In Nigeria, it is indubitably an elementary position that the Constitution is the supreme law of the land and any law which is contrary to the provision of the constitution is null and void. See section 1(1) & (3) of the Constitution and Amadi v. INEC (2012) All FWLR (Pt. 621) 1415. As such, since the provision of Ekiti State Local Government Administration (Amendments) Law, 2001 ran contrary to the provision of the Constitution, the former became null and void. Attorney-General, Abia State v. Attorney-General, Federation (2007) 1 CCLR 104.
On judicial authority, the supreme was influenced by an earlier precedent set in Attorney-General Plateau State v. Goyol (2007) 16 NWLR (Pt. 1059), where the court held that: “the Governor swore to preserve, protect and defend the Constitution and not to mutilate it.
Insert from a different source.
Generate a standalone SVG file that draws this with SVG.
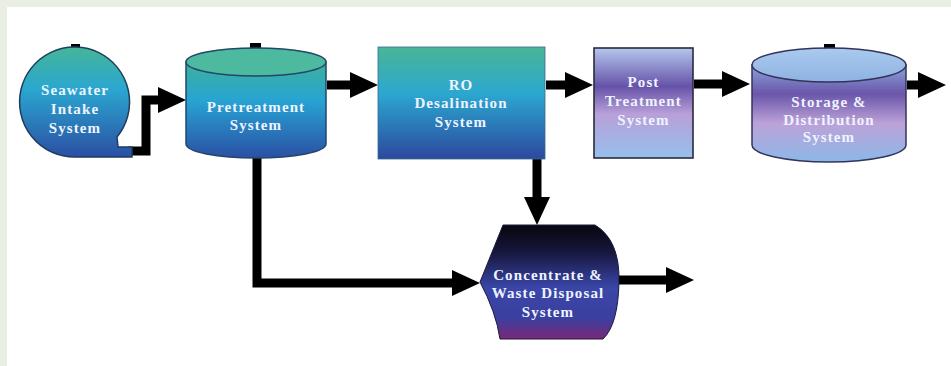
<svg xmlns="http://www.w3.org/2000/svg" width="951" height="366" viewBox="0 0 951 366">
<style>
.lbl{font-family:"Liberation Serif","Times New Roman",serif;font-weight:bold;font-size:15px;letter-spacing:1.1px;fill:#eef4ff;text-anchor:middle}
.conn{fill:none;stroke:#000;stroke-width:9;stroke-linejoin:miter;stroke-linecap:butt}
.tick{fill:#000}
</style>
<defs>
<marker id="ah" markerUnits="userSpaceOnUse" markerWidth="28" markerHeight="26" refX="0" refY="13" orient="auto" overflow="visible">
<path d="M0 0 L28 13 L0 26 Z" fill="#000"/>
</marker>
<linearGradient id="gSea" x1="0" y1="0" x2="0" y2="1">
<stop offset="0" stop-color="#45b598"/><stop offset="0.38" stop-color="#2aa7d0"/><stop offset="1" stop-color="#2b4fa3"/>
</linearGradient>
<linearGradient id="gPre" x1="0" y1="0" x2="0" y2="1">
<stop offset="0" stop-color="#3fb09a"/><stop offset="0.4" stop-color="#27a4d3"/><stop offset="1" stop-color="#2a50a4"/>
</linearGradient>
<linearGradient id="gRO" x1="0" y1="0" x2="0" y2="1">
<stop offset="0" stop-color="#4ab596"/><stop offset="0.42" stop-color="#2ba7d0"/><stop offset="1" stop-color="#2c489e"/>
</linearGradient>
<linearGradient id="gPost" x1="0" y1="0" x2="0" y2="1">
<stop offset="0" stop-color="#b4c7ed"/><stop offset="0.35" stop-color="#6652a8"/><stop offset="0.6" stop-color="#b8a0d8"/><stop offset="1" stop-color="#96c0ec"/>
</linearGradient>
<linearGradient id="gSto" x1="0" y1="0" x2="0" y2="1">
<stop offset="0" stop-color="#8aa4da"/><stop offset="0.3" stop-color="#6a55aa"/><stop offset="0.6" stop-color="#bca2d8"/><stop offset="1" stop-color="#8cb8e8"/>
</linearGradient>
<linearGradient id="gStoTop" x1="0" y1="0" x2="0" y2="1">
<stop offset="0" stop-color="#aacaee"/><stop offset="1" stop-color="#8eb2e2"/>
</linearGradient>
<linearGradient id="gCon" x1="0" y1="0" x2="0" y2="1">
<stop offset="0" stop-color="#06060c"/><stop offset="0.25" stop-color="#181840"/><stop offset="0.55" stop-color="#3a46a8"/><stop offset="0.82" stop-color="#3b3f9e"/><stop offset="1" stop-color="#7a2878"/>
</linearGradient>
</defs>

<rect x="0" y="0" width="951" height="366" fill="#ffffff"/>
<rect x="0" y="0" width="951" height="7" fill="#e9efe5"/>
<rect x="0" y="0" width="7" height="366" fill="#e9efe5"/>

<g id="connectors">
<path class="conn" d="M128 151 H146 V100 H158" marker-end="url(#ah)"/>
<path class="conn" d="M327 85 H350" marker-end="url(#ah)"/>
<path class="conn" d="M546 85 H565" marker-end="url(#ah)"/>
<path class="conn" d="M694 84 H722" marker-end="url(#ah)"/>
<path class="conn" d="M907 85 H918" marker-end="url(#ah)"/>
<path class="conn" d="M537 159 V197" marker-end="url(#ah)"/>
<path class="conn" d="M257 158 V283 H452" marker-end="url(#ah)"/>
<path class="conn" d="M619 280 H666" marker-end="url(#ah)"/>
</g>

<g id="seawater">
<rect class="tick" x="71" y="44" width="9" height="5"/>
<path d="M75 157 A55 55 0 1 1 117 137 L118 147 L132 147 L132 157 Z" fill="url(#gSea)" stroke="#1f3d5c" stroke-width="1.5"/>
<text class="lbl" x="75" y="95">Seawater</text>
<text class="lbl" x="75" y="114">Intake</text>
<text class="lbl" x="75" y="133">System</text>
</g>

<g id="pretreatment">
<rect class="tick" x="250" y="43" width="11" height="6"/>
<path d="M186 62 V144 A70 14 0 0 0 326 144 V62 Z" fill="url(#gPre)" stroke="#24466a" stroke-width="1.5"/>
<ellipse cx="256" cy="62" rx="70" ry="14" fill="#4dbaa0" stroke="#24466a" stroke-width="1.5"/>
<text class="lbl" x="256" y="112">Pretreatment</text>
<text class="lbl" x="256" y="130">System</text>
</g>

<g id="ro">
<rect x="378" y="47" width="167" height="112" fill="url(#gRO)" stroke="#3a6a8a" stroke-width="0.8"/>
<text class="lbl" x="461" y="90">RO</text>
<text class="lbl" x="461" y="108">Desalination</text>
<text class="lbl" x="461" y="127">System</text>
</g>

<g id="post">
<rect x="594" y="48" width="99" height="110" fill="url(#gPost)" stroke="#2a2a3c" stroke-width="1.6"/>
<text class="lbl" x="643.5" y="87">Post</text>
<text class="lbl" x="643.5" y="106">Treatment</text>
<text class="lbl" x="643.5" y="125">System</text>
</g>

<g id="storage">
<rect class="tick" x="824" y="44" width="11" height="6"/>
<path d="M752 65 V145 A77 17 0 0 0 906 145 V65 Z" fill="url(#gSto)" stroke="#34345a" stroke-width="1.5"/>
<ellipse cx="829" cy="65" rx="77" ry="17" fill="url(#gStoTop)" stroke="#34345a" stroke-width="1.5"/>
<text class="lbl" x="829" y="107">Storage &amp;</text>
<text class="lbl" x="829" y="125">Distribution</text>
<text class="lbl" x="829" y="142">System</text>
</g>

<g id="concentrate">
<path d="M503 225 H595 Q620 240 619 282 Q618 325 603 339 H500 Q496 312 480 282 Z" fill="url(#gCon)" stroke="#1a1a40" stroke-width="1"/>
<text class="lbl" x="548" y="280">Concentrate &amp;</text>
<text class="lbl" x="548" y="298">Waste Disposal</text>
<text class="lbl" x="548" y="317">System</text>
</g>
</svg>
Although the House of Assembly has the power to make laws, (it) has no power to make any law by giving the Governor power to truncate a democratically-elected Local Government Council. The penchant by State Governors in dissolving Local Government Councils is clearly undemocratic. It is only when a state of emergency has been declared that can warrant the suspension of democratic institutions in the polity.
Furthermore, the elected governing councils could only be removed if found to be in breach of the rules governing the office as held in Eze v. Governor, Abia State (supra), or by proof that it was in the overriding public interest. These were not shown in the case under review as the appellants failed to demonstrate these facts. The supreme then held that the removal was unconstitutional and that the respondents’ entitlements be paid.
In conclusion, the supreme court judgment reaffirmed the importance of the governing council of the local governments by not portraying them as ‘weak’ and further sets an example to prevent the discretionary exercise of any governor’s power who may want to remove these democratically elected individuals without a just cause.